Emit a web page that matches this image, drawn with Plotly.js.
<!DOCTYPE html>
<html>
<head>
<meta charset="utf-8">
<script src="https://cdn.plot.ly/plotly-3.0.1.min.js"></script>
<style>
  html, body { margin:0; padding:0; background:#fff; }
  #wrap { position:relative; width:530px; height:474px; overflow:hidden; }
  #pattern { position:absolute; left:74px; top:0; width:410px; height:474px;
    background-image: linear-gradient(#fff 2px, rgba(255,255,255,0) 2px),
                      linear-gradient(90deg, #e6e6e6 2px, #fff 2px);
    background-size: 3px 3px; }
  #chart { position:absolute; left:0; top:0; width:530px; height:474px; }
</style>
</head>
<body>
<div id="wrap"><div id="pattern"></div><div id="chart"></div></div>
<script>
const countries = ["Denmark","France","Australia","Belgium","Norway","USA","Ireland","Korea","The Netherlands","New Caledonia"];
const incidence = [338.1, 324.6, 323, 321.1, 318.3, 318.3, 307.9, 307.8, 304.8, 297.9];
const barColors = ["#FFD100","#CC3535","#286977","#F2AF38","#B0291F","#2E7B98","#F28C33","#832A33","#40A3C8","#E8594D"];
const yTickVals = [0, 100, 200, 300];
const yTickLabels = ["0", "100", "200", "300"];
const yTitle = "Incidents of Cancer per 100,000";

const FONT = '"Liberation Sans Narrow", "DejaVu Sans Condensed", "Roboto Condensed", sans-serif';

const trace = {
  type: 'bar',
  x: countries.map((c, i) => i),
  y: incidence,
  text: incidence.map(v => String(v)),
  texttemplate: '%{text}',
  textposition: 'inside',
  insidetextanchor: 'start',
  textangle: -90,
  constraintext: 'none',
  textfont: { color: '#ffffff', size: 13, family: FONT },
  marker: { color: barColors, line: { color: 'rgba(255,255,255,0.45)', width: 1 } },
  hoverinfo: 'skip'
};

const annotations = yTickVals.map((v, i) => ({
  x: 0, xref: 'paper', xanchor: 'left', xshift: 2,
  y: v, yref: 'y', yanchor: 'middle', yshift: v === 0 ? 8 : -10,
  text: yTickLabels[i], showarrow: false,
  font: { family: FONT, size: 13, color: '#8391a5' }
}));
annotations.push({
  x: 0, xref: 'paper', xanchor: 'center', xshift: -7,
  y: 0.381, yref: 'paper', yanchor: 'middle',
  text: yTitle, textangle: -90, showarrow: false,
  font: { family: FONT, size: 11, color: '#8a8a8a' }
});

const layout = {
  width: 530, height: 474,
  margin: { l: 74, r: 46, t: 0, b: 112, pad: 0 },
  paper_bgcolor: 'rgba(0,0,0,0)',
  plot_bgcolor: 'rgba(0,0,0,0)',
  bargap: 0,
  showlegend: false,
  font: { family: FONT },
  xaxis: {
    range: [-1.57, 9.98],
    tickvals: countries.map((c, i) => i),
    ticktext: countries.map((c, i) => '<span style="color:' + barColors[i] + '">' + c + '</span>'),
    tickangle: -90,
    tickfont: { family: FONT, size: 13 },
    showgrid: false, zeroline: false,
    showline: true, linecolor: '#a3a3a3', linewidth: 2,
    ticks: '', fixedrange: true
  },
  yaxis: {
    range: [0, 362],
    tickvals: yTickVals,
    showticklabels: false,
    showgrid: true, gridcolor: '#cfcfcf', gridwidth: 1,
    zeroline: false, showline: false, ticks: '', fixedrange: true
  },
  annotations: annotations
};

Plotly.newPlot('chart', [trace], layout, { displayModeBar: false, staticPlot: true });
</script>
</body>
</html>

----------------------------------------

*The request*
Output all of the data again, exactly.

*Task answer*
Emit a web page that matches this image, drawn with Plotly.js.
<!DOCTYPE html>
<html>
<head>
<meta charset="utf-8">
<script src="https://cdn.plot.ly/plotly-3.0.1.min.js"></script>
<style>
  html, body { margin:0; padding:0; background:#fff; }
  #wrap { position:relative; width:530px; height:474px; overflow:hidden; }
  #pattern { position:absolute; left:74px; top:0; width:410px; height:474px;
    background-image: linear-gradient(#fff 2px, rgba(255,255,255,0) 2px),
                      linear-gradient(90deg, #e6e6e6 2px, #fff 2px);
    background-size: 3px 3px; }
  #chart { position:absolute; left:0; top:0; width:530px; height:474px; }
</style>
</head>
<body>
<div id="wrap"><div id="pattern"></div><div id="chart"></div></div>
<script>
const countries = ["Denmark","France","Australia","Belgium","Norway","USA","Ireland","Korea","The Netherlands","New Caledonia"];
const incidence = [338.1, 324.6, 323, 321.1, 318.3, 318.3, 307.9, 307.8, 304.8, 297.9];
const barColors = ["#FFD100","#CC3535","#286977","#F2AF38","#B0291F","#2E7B98","#F28C33","#832A33","#40A3C8","#E8594D"];
const yTickVals = [0, 100, 200, 300];
const yTickLabels = ["0", "100", "200", "300"];
const yTitle = "Incidents of Cancer per 100,000";

const FONT = '"Liberation Sans Narrow", "DejaVu Sans Condensed", "Roboto Condensed", sans-serif';

const trace = {
  type: 'bar',
  x: countries.map((c, i) => i),
  y: incidence,
  text: incidence.map(v => String(v)),
  texttemplate: '%{text}',
  textposition: 'inside',
  insidetextanchor: 'start',
  textangle: -90,
  constraintext: 'none',
  textfont: { color: '#ffffff', size: 13, family: FONT },
  marker: { color: barColors, line: { color: 'rgba(255,255,255,0.45)', width: 1 } },
  hoverinfo: 'skip'
};

const annotations = yTickVals.map((v, i) => ({
  x: 0, xref: 'paper', xanchor: 'left', xshift: 2,
  y: v, yref: 'y', yanchor: 'middle', yshift: v === 0 ? 8 : -10,
  text: yTickLabels[i], showarrow: false,
  font: { family: FONT, size: 13, color: '#8391a5' }
}));
annotations.push({
  x: 0, xref: 'paper', xanchor: 'center', xshift: -7,
  y: 0.381, yref: 'paper', yanchor: 'middle',
  text: yTitle, textangle: -90, showarrow: false,
  font: { family: FONT, size: 11, color: '#8a8a8a' }
});

const layout = {
  width: 530, height: 474,
  margin: { l: 74, r: 46, t: 0, b: 112, pad: 0 },
  paper_bgcolor: 'rgba(0,0,0,0)',
  plot_bgcolor: 'rgba(0,0,0,0)',
  bargap: 0,
  showlegend: false,
  font: { family: FONT },
  xaxis: {
    range: [-1.57, 9.98],
    tickvals: countries.map((c, i) => i),
    ticktext: countries.map((c, i) => '<span style="color:' + barColors[i] + '">' + c + '</span>'),
    tickangle: -90,
    tickfont: { family: FONT, size: 13 },
    showgrid: false, zeroline: false,
    showline: true, linecolor: '#a3a3a3', linewidth: 2,
    ticks: '', fixedrange: true
  },
  yaxis: {
    range: [0, 362],
    tickvals: yTickVals,
    showticklabels: false,
    showgrid: true, gridcolor: '#cfcfcf', gridwidth: 1,
    zeroline: false, showline: false, ticks: '', fixedrange: true
  },
  annotations: annotations
};

Plotly.newPlot('chart', [trace], layout, { displayModeBar: false, staticPlot: true });
</script>
</body>
</html>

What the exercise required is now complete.